Philly Cheesesteaks are the perfect family meal or game day sandwich. They’re dripping with melted cheese, tender strips of savory steak, and a handful of caramelized onions.
This recipe is as good as it gets, hearty, easy to make, and oh, so delicious!
Why We Love This Recipe
While it has simple ingredients, it’s loaded with flavor.
Philly Cheesesteaks are a favorite, and they’re actually quite easy to make.
These come together in just 30 minutes, great for feeding a crowd or a potluck!
What is a Philly Cheesesteak?
According to Philadelphia’s official tourism site, the Philly cheesesteak was invented in 1930.
Made with a combination of thinly sliced steak, melted cheese, and fried onions in a hoagie roll this sandwich is irresistible. Thankfully, it can now be found all across the country!
The steak is simply seasoned with salt & pepper.
The best steak for Philly cheesesteak is ribeye as it is so tender and has lots of flavor (although it can be pricey). Round steak or sirloin are great too.
ONIONS Caramelized onions really add to the flavor of this sandwich! Feel free to add sliced green peppers or sauteed mushrooms, whatever you have on hand!
CHEESE We think the best cheese for cheesesteaks is Provolone cheese, while some love Cheez Whiz or American cheese. Use your favorite or whatever you have on hand.
The cheese is melted on the steak right in the pan. Add the toasted roll on top and flip the beef over with a spatula.
BUNS I used hoagie rolls and toast them with garlic butter for extra flavor. Italian, pretzel, brioche, or even hot dogs buns will all work great!

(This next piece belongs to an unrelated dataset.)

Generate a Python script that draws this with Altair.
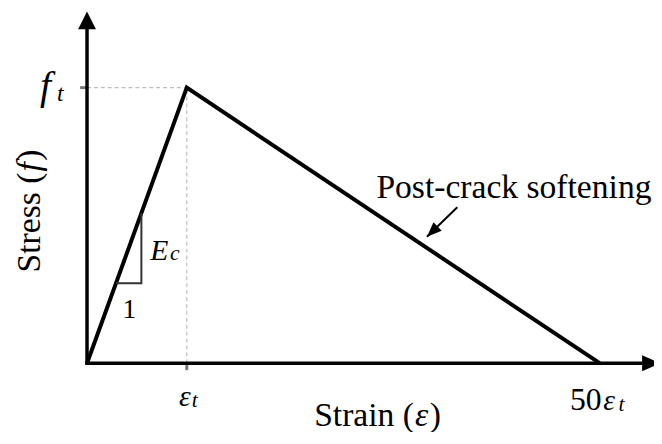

How to Make Philly Cheesesteak
- Cook onions until golden. Set aside.
- Thinly slice, season, and cook the beef (per recipe below). Add onions and melt cheese on top.
- Transfer meat mixture to toasted hoagie rolls and enjoy!
This homemade Philly cheesesteak is one of the best, hearty sandwiches!
To get perfect thinly sliced beef for this recipe, put the steak into the freezer for about 30 minutes before beginning.
Feeding a Crowd? Try Crockpot Philly Cheesesteak Sandwiches for an easy make-ahead meal!
It’s best to store the fixings separately from the hoagie rolls. Keep meat mixture in an airtight container in the refrigerator for up to 5 days.
To freeze, scoop the mixture in a zippered bag and label it with the date. It should keep about a month in the freezer.
To thaw, refresh the flavors with a few dashes of salt and pepper and heat on the stovetop or in the microwave.
Hearty Beef Sandwiches
- French Dip Sandwich – deliciously messy!
- BBQ Beef Sandwiches – easy slow cooker recipe
- Reuben Sandwich – ready in 15 mins!
- Meatball Sub – great for a crowd
- Italian Beef Sandwiches – made in the crockpot!
Did you love these Philly Cheesesteaks? Be sure to leave a rating and a comment below!
- 1 ribeye steak or round steak or sirloin
- ½ large white onion or 1 small white onions, thinly sliced
- 1 tablespoon butter
- salt & pepper to taste
- 1 tablespoon olive oil
- 2 hoagie rolls
- 2 tablespoons garlic butter
- 3 ounces provolone cheese or American cheese
Place steak in the freezer for 30-60 minutes.
While steak is freezing, add onions and butter to a pan and cook on low heat until golden stirring occasionally. You want the onions to soften and turn golden brown, use low and slow heat. Remove from pan and set aside.
Remove beef from the freezer and slice as thinly as possible.
Heat a griddle or pan over medium heat. Cut hoagie rolls in half (not all of the way through) and butter with garlic butter. Grill rolls on the griddle, butter side down, or broil until golden. Set aside.
Turn the heat on the griddle/skillet up to high.
Season beef with salt & pepper. Add 1 tablespoon olive oil to the hot pan and add beef. Stir until browned, this should only take a couple of minutes. Turn heat down to low, add onions and stir to combine.
Top beef in the pan with cheese slices and leave about 1 minute or until cheese begins to melt. Place rolls over top of the cheese and using a large spatula, transfer beef to rolls.
2 small green bell peppers and/or sliced mushrooms can be added to the onions once they’re softened.